Friday 15 February 2008

Things have changed

There has been a change. As we came through the woods south of Hénouville, the flat plains beyond Bardouville across the Seine's meander opened to us. The river was wide and south-leading; and I suddenly felt that we had left the coastal reaches behind us. The journey ahead was definitively turned towards Rouen and Paris. The metalic sky which reflected brightly in the water spoke of a more industrial heritage to come as we left the maritime heritage behind.


In other ways, too, our stop-over in Rouen was a tipping point. As we approached the city, the half-timbered, often thatched cottages within their small orchards and steep-sided paddocks started to fall away. The first brick-built house that came among them had been an oddity, used by people as a landmark. But east of the city brick is the dominant building material, topped by flat roof slates. Like the thatch and wattle-and-daub, however, these houses use local materials. The 'Pays de Bray' is a wide depression in the landscape, born of the slow erosion of rock layers dating back to the birth of the Alps. Well-watered and smooth, it is an area of clay and slate beneath the soil; of fields whose straw, allied to the clay, made the bricks for the houses.


Farming is more business-like here. There is little mistletoe and few orchards. The wide skies and open plains under arching blue skies feel like the top of the world. Small fields have long since been ploughed into large ones and the farms are more prosperous, the village houses bigger and confident-looking. But they are still only one room deep, so you can see the sky right through them.
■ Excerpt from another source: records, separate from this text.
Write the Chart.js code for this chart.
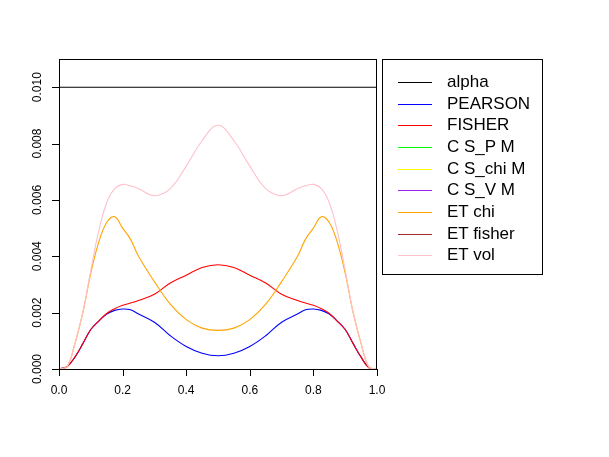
<!DOCTYPE html>
<html>
<head>
<meta charset="utf-8">
<script src="https://cdn.jsdelivr.net/npm/chart.js@4"></script>
<style>
  body { margin: 0; background: #fff; }
  #wrap { position: relative; width: 609px; height: 457px; }
  #legend {
    position: absolute; left: 382px; top: 59px; width: 159px; height: 214px;
    border: 1px solid #000; font-family: "Liberation Sans", Arial, sans-serif; font-size: 17px;
  }
  .row { position: absolute; left: 0; width: 150px; height: 20px; line-height: 20px; }
  .row .ln { position: absolute; left: 15px; top: 10px; width: 34px; height: 1px; }
  .row .tx { position: absolute; left: 64px; top: 0; white-space: nowrap; color: #000; }
</style>
</head>
<body>
<div id="wrap">
  <canvas id="chart" width="609" height="457"></canvas>
  <div id="legend"></div>
</div>
<script>
// x grid shared by all curves
const xs = [0, 0.025, 0.05, 0.075, 0.1, 0.125, 0.15, 0.175, 0.2, 0.225, 0.25, 0.3, 0.35, 0.4, 0.45, 0.5,
            0.55, 0.6, 0.65, 0.7, 0.75, 0.775, 0.8, 0.825, 0.85, 0.875, 0.9, 0.925, 0.95, 0.975, 1];

const alphaLevel = 0.01;

const pearson = [0, 0.00008, 0.00042, 0.0009, 0.0014, 0.0017, 0.00195, 0.00208, 0.00213, 0.0021, 0.00195, 0.00166, 0.00118, 0.0008, 0.00056, 0.00047,
                 0.00056, 0.0008, 0.00118, 0.00166, 0.00195, 0.0021, 0.00213, 0.00208, 0.00195, 0.0017, 0.0014, 0.0009, 0.00042, 0.00004, 0];
const fisher  = [0, 0.00008, 0.00042, 0.0009, 0.0014, 0.0017, 0.00197, 0.00214, 0.00226, 0.00234, 0.00243, 0.00265, 0.00305, 0.00333, 0.0036, 0.0037,
                 0.0036, 0.00333, 0.00305, 0.00265, 0.00243, 0.00234, 0.00226, 0.00214, 0.00197, 0.0017, 0.0014, 0.0009, 0.00042, 0.00004, 0];
const etChi   = [0, 0.00008, 0.0009, 0.002, 0.0034, 0.0045, 0.0052, 0.0054, 0.005, 0.0046, 0.004, 0.0031, 0.0023, 0.00175, 0.00145, 0.00137,
                 0.00145, 0.00175, 0.0023, 0.0031, 0.004, 0.0046, 0.005, 0.0054, 0.0052, 0.0045, 0.0034, 0.002, 0.0009, 0.00006, 0];
const etVol   = [0, 0.00008, 0.0009, 0.002, 0.0035, 0.0049, 0.0059, 0.0064, 0.00655, 0.0065, 0.0064, 0.00615, 0.0064, 0.0072, 0.0081, 0.00865,
                 0.0081, 0.0072, 0.0064, 0.00615, 0.0064, 0.0065, 0.00655, 0.0064, 0.0059, 0.0049, 0.0035, 0.002, 0.0009, 0.00006, 0];
// the other methods lie exactly under the visible curves
const csPM   = etChi;
const csChiM = etVol;
const csVM   = etChi;
const etFisher = etVol;

const names  = ['alpha', 'PEARSON', 'FISHER', 'C S_P M', 'C S_chi M', 'C S_V M', 'ET chi', 'ET fisher', 'ET vol'];
const colors = ['#000000', '#0000FF', '#FF0000', '#00FF00', '#FFFF00', '#A020F0', '#FFA500', '#A52A2A', '#FFC0CB'];
const series = [null, pearson, fisher, csPM, csChiM, csVM, etChi, etFisher, etVol];
const covered = [false, false, false, true, true, true, false, true, false];

const xTicks = [0, 0.2, 0.4, 0.6, 0.8, 1];
const xTickLabels = ['0.0', '0.2', '0.4', '0.6', '0.8', '1.0'];
const yTicks = [0, 0.002, 0.004, 0.006, 0.008, 0.010];
const yTickLabels = ['0.000', '0.002', '0.004', '0.006', '0.008', '0.010'];

const FONT = '"Liberation Sans", Arial, sans-serif';

const datasets = names.map((name, i) => {
    let data;
    if (i === 0) {
        data = [{ x: 0, y: alphaLevel }, { x: 1, y: alphaLevel }];
    } else {
        data = xs.map((x, k) => ({ x: x, y: series[i][k] }));
    }
    return {
        label: name,
        data: data,
        borderColor: colors[i],
        borderWidth: 1.1,
        pointRadius: 0,
        fill: false,
        tension: 0.4,
        hidden: covered[i],          // drawn over by later curves in the original
        order: names.length - i      // later series on top, like R's drawing order
    };
});

// box, tick marks and tick labels drawn R-style
const rAxes = {
    id: 'rAxes',
    afterDraw(chart) {
        const ctx = chart.ctx;
        const a = chart.chartArea;
        const sx = chart.scales.x;
        const sy = chart.scales.y;
        ctx.save();
        ctx.strokeStyle = '#000';
        ctx.lineWidth = 1;
        ctx.strokeRect(Math.round(a.left) + 0.5, Math.round(a.top) + 0.5,
                       Math.round(a.right - a.left) - 1, Math.round(a.bottom - a.top));
        ctx.beginPath();
        xTicks.forEach(v => {
            const px = Math.round(sx.getPixelForValue(v)) + 0.5;
            ctx.moveTo(px, a.bottom);
            ctx.lineTo(px, a.bottom + 7);
        });
        yTicks.forEach(v => {
            const py = Math.round(sy.getPixelForValue(v)) + 0.5;
            ctx.moveTo(a.left, py);
            ctx.lineTo(a.left - 7, py);
        });
        ctx.stroke();

        ctx.fillStyle = '#000';
        ctx.font = '12px ' + FONT;
        ctx.textAlign = 'center';
        ctx.textBaseline = 'middle';
        xTicks.forEach((v, i) => {
            ctx.fillText(xTickLabels[i], sx.getPixelForValue(v), a.bottom + 22);
        });
        yTicks.forEach((v, i) => {
            ctx.save();
            ctx.translate(a.left - 21, sy.getPixelForValue(v));
            ctx.rotate(-Math.PI / 2);
            ctx.fillText(yTickLabels[i], 0, 0);
            ctx.restore();
        });
        ctx.restore();
    }
};

new Chart(document.getElementById('chart'), {
    type: 'line',
    data: { datasets: datasets },
    options: {
        responsive: false,
        animation: false,
        devicePixelRatio: 1,
        layout: { padding: { left: 0, top: 59, right: 232, bottom: 0 } },
        plugins: { legend: { display: false }, tooltip: { enabled: false } },
        scales: {
            x: {
                type: 'linear', min: 0, max: 1,
                grid: { display: false }, border: { display: false },
                ticks: { display: false },
                afterBuildTicks: s => { s.ticks = xTicks.map(v => ({ value: v })); },
                afterFit: s => { s.height = 88; }
            },
            y: {
                type: 'linear', min: 0, max: 0.011,
                grid: { display: false }, border: { display: false },
                ticks: { display: false },
                afterBuildTicks: s => { s.ticks = yTicks.map(v => ({ value: v })); },
                afterFit: s => { s.width = 59; }
            }
        }
    },
    plugins: [rAxes]
});

// legend box on the right
const legend = document.getElementById('legend');
names.forEach((name, i) => {
    const row = document.createElement('div');
    row.className = 'row';
    row.style.top = Math.round(12 + 21.66 * i) + 'px';
    const ln = document.createElement('span');
    ln.className = 'ln';
    ln.style.backgroundColor = colors[i];
    const tx = document.createElement('span');
    tx.className = 'tx';
    tx.textContent = name;
    row.appendChild(ln);
    row.appendChild(tx);
    legend.appendChild(row);
});
</script>
</body>
</html>
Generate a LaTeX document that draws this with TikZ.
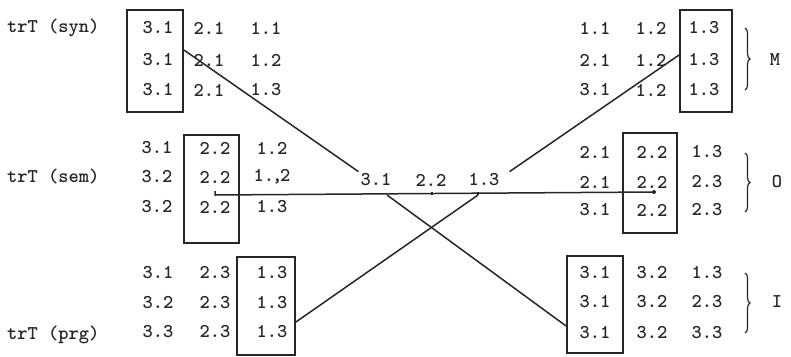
\documentclass[tikz,border=0pt]{standalone}
\usepackage{tikz}
\usetikzlibrary{positioning, decorations.pathreplacing}
\tikzset{
    zelle/.style   = {font=\fontsize{19.5}{21}\selectfont\ttfamily\bfseries, inner sep=2pt, text=black!85},
    beschr/.style  = {zelle, anchor=west},
    spalte/.style  = {draw=black!85, line width=1.8pt, inner sep=0pt},
    verb/.style    = {draw=black!85, line width=1.5pt},
    klammer/.style = {draw=black!85, line width=1.2pt, decorate, decoration={brace, amplitude=5pt}}
}

\begin{document}
\begin{tikzpicture}[x=1pt, y=-1pt]
    \useasboundingbox (0,0) rectangle (791,356);

    % --- links: trT (syn) ---
    \node[beschr] (lsyn) at (5,28) {trT (syn)};
    \node[spalte, minimum width=56pt, minimum height=102pt] (bsyn) at (155,61) {};
    \node[zelle] (s11) at (158,28) {3.1}; \node[zelle] (s12) at (209,28) {2.1}; \node[zelle] (s13) at (266,28) {1.1};
    \node[zelle] (s21) at (158,60) {3.1}; \node[zelle] (s22) at (209,60) {2.1}; \node[zelle] (s23) at (266,60) {1.2};
    \node[zelle] (s31) at (158,90) {3.1}; \node[zelle] (s32) at (209,90) {2.1}; \node[zelle] (s33) at (266,90) {1.3};

    % --- links: trT (sem) ---
    \node[beschr] (lsem) at (5,177) {trT (sem)};
    \node[spalte, minimum width=55pt, minimum height=108pt] (bsem) at (211.5,189) {};
    \node[zelle] (m11) at (157,148) {3.1}; \node[zelle] (m12) at (215,148) {2.2}; \node[zelle] (m13) at (272,148) {1.2};
    \node[zelle] (m21) at (157,177) {3.2}; \node[zelle] (m22) at (215,177) {2.2}; \node[zelle] (m23) at (272,177) {1.\kern-2pt,\kern-2pt2};
    \node[zelle] (m31) at (157,207) {3.2}; \node[zelle] (m32) at (215,207) {2.2}; \node[zelle] (m33) at (272,207) {1.3};

    % --- links: trT (prg) ---
    \node[beschr] (lprg) at (5,335) {trT (prg)};
    \node[spalte, minimum width=58pt, minimum height=98pt] (bprg) at (266,306) {};
    \node[zelle] (p11) at (158,273) {3.1}; \node[zelle] (p12) at (215,273) {2.3}; \node[zelle] (p13) at (272,273) {1.3};
    \node[zelle] (p21) at (158,303) {3.2}; \node[zelle] (p22) at (215,303) {2.3}; \node[zelle] (p23) at (272,303) {1.3};
    \node[zelle] (p31) at (158,332) {3.3}; \node[zelle] (p32) at (215,332) {2.3}; \node[zelle] (p33) at (272,332) {1.3};

    % --- Mitte ---
    \node[zelle] (c1) at (376,180) {3.1}; \node[zelle] (c2) at (431,180) {2.2}; \node[zelle] (c3) at (484,180) {1.3};

    % --- rechts: M ---
    \node[spalte, minimum width=52pt, minimum height=102pt] (bM) at (706,61) {};
    \node[zelle] (r11) at (595,28) {1.1}; \node[zelle] (r12) at (651,28) {1.2}; \node[zelle] (r13) at (704,28) {1.3};
    \node[zelle] (r21) at (595,60) {2.1}; \node[zelle] (r22) at (651,60) {1.2}; \node[zelle] (r23) at (704,60) {1.3};
    \node[zelle] (r31) at (595,90) {3.1}; \node[zelle] (r32) at (651,90) {1.2}; \node[zelle] (r33) at (704,90) {1.3};
    \draw[klammer] (745,28) -- (745,90);
    \node[zelle] (nM) at (775,60) {M};

    % --- rechts: O ---
    \node[spalte, minimum width=54pt, minimum height=100pt] (bO) at (650,183) {};
    \node[zelle] (o11) at (595,152) {2.1}; \node[zelle] (o12) at (652,152) {2.2}; \node[zelle] (o13) at (707,152) {1.3};
    \node[zelle] (o21) at (595,182) {2.1}; \node[zelle] (o22) at (652,182) {2.2}; \node[zelle] (o23) at (707,182) {2.3};
    \node[zelle] (o31) at (595,210) {3.1}; \node[zelle] (o32) at (652,210) {2.2}; \node[zelle] (o33) at (707,210) {2.3};
    \draw[klammer] (745,153) -- (745,212);
    \node[zelle] (nO) at (777,182) {O};

    % --- rechts: I ---
    \node[spalte, minimum width=56pt, minimum height=97pt] (bI) at (595,304.5) {};
    \node[zelle] (i11) at (595,273) {3.1}; \node[zelle] (i12) at (652,273) {3.2}; \node[zelle] (i13) at (707,273) {1.3};
    \node[zelle] (i21) at (595,302) {3.1}; \node[zelle] (i22) at (652,302) {3.2}; \node[zelle] (i23) at (707,302) {2.3};
    \node[zelle] (i31) at (595,333) {3.1}; \node[zelle] (i32) at (652,333) {3.2}; \node[zelle] (i33) at (707,333) {3.3};
    \draw[klammer] (745,273) -- (745,333);
    \node[zelle] (nI) at (777,302) {I};

    % --- Verbindungen ---
    \coordinate (hl) at (215,195);
    \coordinate (hr) at (654,192);
    \coordinate (k1) at (387,195);
    \coordinate (k2) at (432,195);
    \coordinate (k3) at (478,195);
    \draw[verb] ([yshift=11pt]bsyn.east) -- (c1.north west);
    \draw[verb] ([yshift=6pt]bM.west) -- ([xshift=8pt]c3.north east);
    \draw[verb] (hl) ++(0,-4) -- (hl) -- (hr);
    \fill[black!85] (hr) circle (2pt);
    \draw[verb] (k2) -- ++(0,-3);
    \draw[verb] (k3) -- ++(0,-3);
    \draw[verb] (k1) -- ([yshift=-21.5pt]bI.west);
    \draw[verb] ([yshift=-16pt]bprg.east) -- (k3);
\end{tikzpicture}
\end{document}
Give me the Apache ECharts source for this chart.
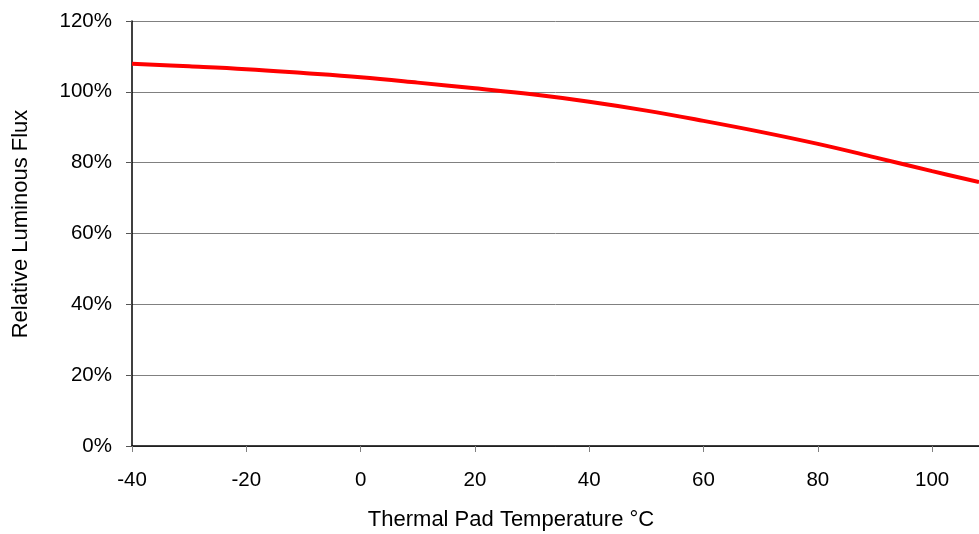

There are hedges, too, another element that makes this area feel English, as do the paths which now take a muddy line through crops. At the approach to a fence I glanced up and for a second could have sworn there was an English stile awaiting us.

With the settling of an anticyclone over France and the lifting of spirits, Rouen also marked the moment at which spring apparently arrived. Not the half morning of warmth we'd had as we walked into Honfleur. That had been merely a promisory note for spring. This anticyclone is bestowing day after day of sunny, frosty mornings and afternoons reaching 12°C. Fleeces and hats are discarded; headscarf and sunglasses adopted. We turn our faces to the sun like the drifts of snowdrops that no longer surprise us. Like the primroses and celandines, the speedwell, the bees and a single butterfly. Like the daffodils that are only a day or two from blooming.

Today we had our first proper picnic lunch, sitting on the ground in the sun with our backs against a hedge. Pate, bread, apples. It may not have lasted long, but it was real.